Even though our professor had said the actual grades would not be in the computer system for a few more days, and it being Friday afternoon, I kept checking, but there were no updates. When I switched the computer off for the night and came down to the living room around 9 o’clock that night, the short message signal on my phone went mad. The grades were out! With shaking hands I logged in, half expecting something with just one digit (i.e., a C+ or worse), but there wasn’t anything like that in the list. A second glance revealed nothing but A+’s. One for databases. One for logic. And on top of the list, one for automata theory. I could barely believe my eyes. Then I sort of starting rolling on the floor laughing. That result was really insane.

Mind you, what it means is that the professor must have gone out of his way to get a decent result. Maybe realizing belatedly that the exam was rather a tall order, he must have lowered the grading ceiling to something like at best two-thirds of the total points. While I would certainly have preferred him to do a doable exam in the first place, I am relieved to learn that he is not afraid to pull the emergency break if necessary to ensure an adequate outcome. Particularly since I now feel better about taking his algorithm course next turn.

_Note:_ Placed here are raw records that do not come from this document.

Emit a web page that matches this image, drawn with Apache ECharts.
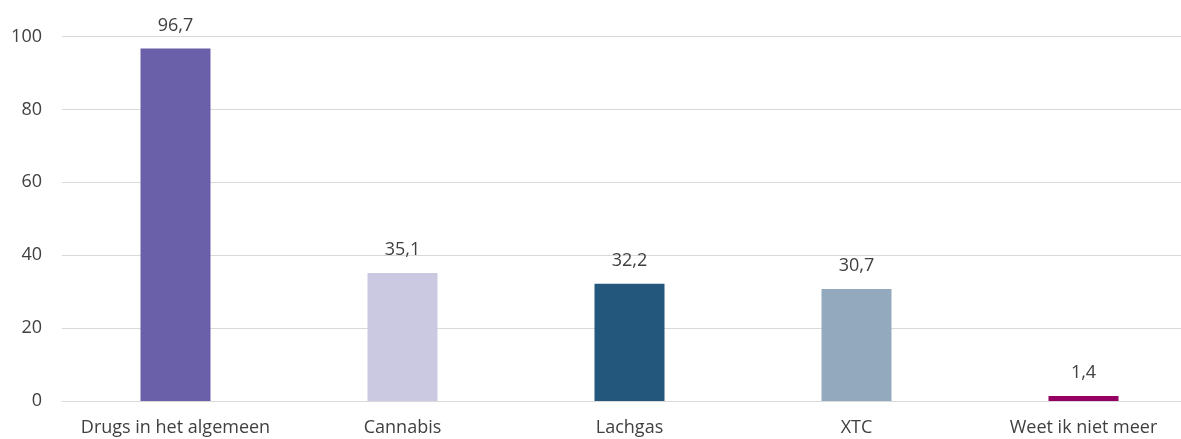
<!DOCTYPE html>
<html><head><meta charset="utf-8">
<script src="https://cdn.jsdelivr.net/npm/echarts@6/dist/echarts.min.js"></script>
<style>html,body{margin:0;padding:0;background:#fff;overflow:hidden}#c{width:1181px;height:439px}</style>
</head><body><div id="c"></div>
<script>
const categories = ["Drugs in het algemeen", "Cannabis", "Lachgas", "XTC", "Weet ik niet meer"];
const values = [96.7, 35.1, 32.2, 30.7, 1.4];
const colors = ["#6A60A9", "#CBC9E2", "#24577C", "#93A9BE", "#950062"];
const yTicks = [0, 20, 40, 60, 80, 100];

const font = "'Open Sans', sans-serif";
const chart = echarts.init(document.getElementById('c'));
chart.setOption({
  animation: false,
  grid: { left: 62, width: 1135, top: 36.5, bottom: 38, containLabel: false, outerBoundsMode: 'none' },
  xAxis: {
    type: 'category', data: categories,
    axisLine: { lineStyle: { color: '#d9d9d9', width: 1 } },
    axisTick: { show: false },
    axisLabel: { color: '#404040', fontSize: 18, fontFamily: font, margin: 18, interval: 0 }
  },
  yAxis: {
    type: 'value', min: yTicks[0], max: yTicks[yTicks.length - 1], interval: 20,
    axisLine: { show: false }, axisTick: { show: false },
    axisLabel: { color: '#404040', fontSize: 18, fontFamily: font, margin: 20 },
    splitLine: { lineStyle: { color: '#d9d9d9', width: 1 } }
  },
  series: [{
    type: 'bar', barWidth: 70,
    data: values.map((v, i) => ({ value: v, itemStyle: { color: colors[i] } })),
    label: {
      show: true, position: 'top', distance: 14, color: '#404040', fontSize: 18, fontFamily: font,
      formatter: p => String(p.value).replace('.', ',')
    }
  }]
});
</script></body></html>
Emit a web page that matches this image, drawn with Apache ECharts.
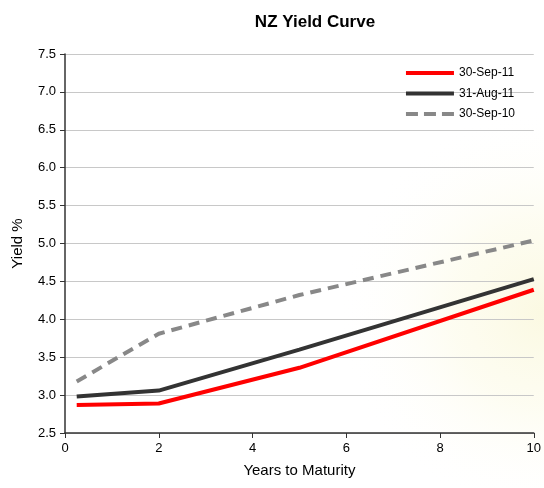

I know, at this point you are probably thinking what some of my co-students say, “this guy is forever worrying and complaining, but in the end he always gets an A.” (Even my wife said a C once in a while would be good for me to lower my expectations and thus take some pressure off.) I can’t deny that I am generally the worrying kind and that three times now I’ve been rather pleasantly surprised by a grade much better than I expected, but never the other way round. (Mind you, I do prefer it that way!) Still, I usually have quite a good idea of my performance in an exam. I knew logic could well be an A, I was quite confident databases was (go back to check if you like!), and last term I was right about three out of five exams. In the three cases these two terms where I did indeed do better than expected, everyone did, i.e. these were exams where the professor either awarded points extremely generously, or later adjusted the grading scheme to ensure a favorable overall result.

One can argue, of course, about the ethics of that–adjusting the expectations so to match the result. Theoretically, it might be a slippery slope at whose bottom we might end up where reasonable expectations aren’t being met by the students without the grades giving any indication of that. But actually I believe in the courses where this happened to us the expecations were rather too high in the first place. The automata theory exam, just like the programming one, was certainly beyond being doable even by the best students, at least in terms of number of assignments per time. So the adjustment, while unexpected, was–at least in my humble opinion–entirely justified. Let’s hope the programming professor sees it the same way.